Зимой 1810 года он получил от Елизаветы Дементьевны весть, совершенно неожиданную для себя и радостную, — ту самую деревушку, которая стоит на другой стороне муратовского пруда, полковник Ладыженский продает, и Марья Григорьевна Бунина вместе с Елизаветой Дементьевной хлопочут о приобретении половины ее для Жуковского. Переговоры пошли так успешно, что уже к весне 1810 года Бунина оформила купчую на свое имя, уплатив деньгами Елизаветы Дементьевны и частично своими. Решено было сделать Жуковскому дар. В деревушке Холх было семнадцать крепостных мужского пола, это вместе с бывшими во владении Жуковского Максимом (его слугой), Васькой и Ефимкой (которые находились где-то в бегах) и тремя братьями Казимировыми, (которые жили в Туле, не платили барину оброка и считали себя свободными) составило двадцать три человека.
Жуковский сразу начал строить планы жизни в Муратове — он решил летом перенести в Холх на берег пруда избу с прирубами, в которой жила Протасова до постройки своего дома, разбить сад, устроить кабинет, привезти книги, работать... Стоило в несколько минут перейти по тропе через плотину — и вот уже родной ему дом, родной, дорогой потому, что в нем живет Маша... Да и жить в такой близости! Окно в окно! И чистая поверхность воды между ними... И душа летит к душе... И беседа без слов может длиться бесконечно!

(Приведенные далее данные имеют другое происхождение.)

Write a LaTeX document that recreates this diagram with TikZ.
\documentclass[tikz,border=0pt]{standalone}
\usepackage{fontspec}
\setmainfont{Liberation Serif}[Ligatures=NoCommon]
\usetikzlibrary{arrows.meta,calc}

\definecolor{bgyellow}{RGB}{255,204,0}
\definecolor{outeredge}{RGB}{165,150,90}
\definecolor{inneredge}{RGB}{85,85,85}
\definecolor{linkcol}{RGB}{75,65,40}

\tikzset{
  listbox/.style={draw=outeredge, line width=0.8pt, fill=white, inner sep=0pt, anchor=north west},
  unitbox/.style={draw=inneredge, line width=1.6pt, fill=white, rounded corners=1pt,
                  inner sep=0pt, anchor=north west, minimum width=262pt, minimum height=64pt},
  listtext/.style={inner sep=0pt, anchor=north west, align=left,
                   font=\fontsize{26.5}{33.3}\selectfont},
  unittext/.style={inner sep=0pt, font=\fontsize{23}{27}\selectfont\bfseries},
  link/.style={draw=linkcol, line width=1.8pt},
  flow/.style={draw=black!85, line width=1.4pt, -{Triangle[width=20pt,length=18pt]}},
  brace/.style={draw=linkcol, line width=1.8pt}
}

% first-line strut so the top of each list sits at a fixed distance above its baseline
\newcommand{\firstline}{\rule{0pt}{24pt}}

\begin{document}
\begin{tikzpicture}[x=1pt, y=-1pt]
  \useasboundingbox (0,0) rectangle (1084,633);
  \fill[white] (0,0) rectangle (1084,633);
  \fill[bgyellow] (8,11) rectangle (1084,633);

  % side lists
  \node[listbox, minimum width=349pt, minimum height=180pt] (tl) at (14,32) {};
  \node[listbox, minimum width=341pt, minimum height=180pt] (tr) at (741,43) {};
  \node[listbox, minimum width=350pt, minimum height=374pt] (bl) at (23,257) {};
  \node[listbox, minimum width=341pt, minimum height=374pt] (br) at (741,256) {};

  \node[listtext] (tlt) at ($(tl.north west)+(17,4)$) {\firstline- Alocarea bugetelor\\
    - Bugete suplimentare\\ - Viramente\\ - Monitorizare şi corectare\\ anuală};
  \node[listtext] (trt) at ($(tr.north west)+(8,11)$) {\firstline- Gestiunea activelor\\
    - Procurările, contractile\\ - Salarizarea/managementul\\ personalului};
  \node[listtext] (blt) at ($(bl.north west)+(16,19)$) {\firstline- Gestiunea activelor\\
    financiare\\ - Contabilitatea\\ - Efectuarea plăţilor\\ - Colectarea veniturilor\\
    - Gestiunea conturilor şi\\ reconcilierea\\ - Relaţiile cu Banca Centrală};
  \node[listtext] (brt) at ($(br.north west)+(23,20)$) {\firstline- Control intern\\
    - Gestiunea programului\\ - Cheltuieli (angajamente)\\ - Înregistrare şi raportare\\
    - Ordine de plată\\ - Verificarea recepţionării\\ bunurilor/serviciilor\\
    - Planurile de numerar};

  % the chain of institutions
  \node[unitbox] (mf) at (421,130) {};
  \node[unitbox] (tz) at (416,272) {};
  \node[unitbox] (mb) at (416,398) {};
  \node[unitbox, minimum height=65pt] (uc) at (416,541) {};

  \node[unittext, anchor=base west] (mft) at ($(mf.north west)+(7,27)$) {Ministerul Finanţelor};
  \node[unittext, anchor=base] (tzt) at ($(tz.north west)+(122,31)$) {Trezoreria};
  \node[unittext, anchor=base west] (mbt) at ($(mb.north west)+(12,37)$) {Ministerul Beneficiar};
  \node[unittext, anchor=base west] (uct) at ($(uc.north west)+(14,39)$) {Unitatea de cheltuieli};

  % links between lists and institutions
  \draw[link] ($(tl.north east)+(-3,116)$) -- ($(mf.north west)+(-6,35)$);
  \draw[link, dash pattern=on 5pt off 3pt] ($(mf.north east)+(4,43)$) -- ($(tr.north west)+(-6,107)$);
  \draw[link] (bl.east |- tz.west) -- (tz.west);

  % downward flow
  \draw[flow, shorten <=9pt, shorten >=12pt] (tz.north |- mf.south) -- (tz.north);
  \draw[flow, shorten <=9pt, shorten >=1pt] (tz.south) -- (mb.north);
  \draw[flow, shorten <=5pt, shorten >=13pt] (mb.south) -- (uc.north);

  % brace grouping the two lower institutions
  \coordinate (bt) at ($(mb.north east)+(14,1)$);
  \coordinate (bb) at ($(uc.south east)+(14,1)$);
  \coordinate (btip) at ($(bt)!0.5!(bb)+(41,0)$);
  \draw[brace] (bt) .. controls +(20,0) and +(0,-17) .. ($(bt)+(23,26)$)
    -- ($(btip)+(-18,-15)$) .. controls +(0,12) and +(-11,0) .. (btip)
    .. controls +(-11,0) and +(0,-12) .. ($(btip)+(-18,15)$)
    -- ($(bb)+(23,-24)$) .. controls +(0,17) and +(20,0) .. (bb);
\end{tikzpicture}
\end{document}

Но зиму и всю весну 1810 года Жуковский провел в Москве. «Столица российского дворянства» (по выражению Карамзина) летом отдыхала по имениям, а зимой развлекалась. Эта Москва пуще всего боялась скуки: любила танцы, праздничные гулянья, чудаков, карты, театр, шумные и жирные застолья, — и была полна слухов и сплетен. Человека в обществе встречали «по одежке» — провожали по ней же. На писателей «свет» смотрел с плохо скрываемым пренебрежением, полагая, что «должность» их — развлекать. Кое-кто из литераторов — например Петр Шаликов или Василий Пушкин — имел слабость к светским гостиным. Но Карамзин, Жуковский, Вяземский и Батюшков, приехавший в декабре 1809 года из своей вологодской деревни, предпочитали балам и маскарадам скромные литературные беседы у Федора Иванова, стихотворца и драматурга, и веселые дружеские застолья у Вяземского. Собирались у Сергея Николаевича Глинки, у Соковниных на Пречистенке, где жил Жуковский. Зимой Жуковский познакомился с Батюшковым, стихи которого он уже заметил и оценил по достоинству. Батюшков, несмотря на свой молодой возраст — ему было двадцать три года, — проделал два военных похода: в 1807-м в Пруссию во время войны с Наполеоном и в 1808-1809 годах в Финляндию и на Аландские острова во время войны со Швецией.
Встретив Батюшкова на Дмитровке у Карамзина, Жуковский был немного озадачен: он увидел не мужественного воина со шрамами и не богатыря. Батюшков — легок и мал, мундир не придавал ему ни блеска, ни воинственности. Огромная треугольная шляпа, которую он вертел в руках от неловкости и замешательства, делала его даже смешным. Однако тихий голос его был приятен, белокурые волосы детскими локонами вились на висках. Они незаметно приглядывались друг к другу. В голубых глазах Батюшкова проскальзывала усмешка: Жуковский показался ему медведем, несмотря на свою стройность и даже красоту, так как он словно все нарочно делал для того, чтобы испортить свою наружность, — сутулился, неловко двигался, цепляя ногами за ковры и стулья, на нем был слишком широкий и длинный сюртук, произведение его слуги Максима. А Жуковский нашел, что нос Батюшкова похож на клюв попиньки-попугайчика... «Попинька-Марс!» — добродушно подумал он. Тем не менее они сразу и навсегда стали друзьями.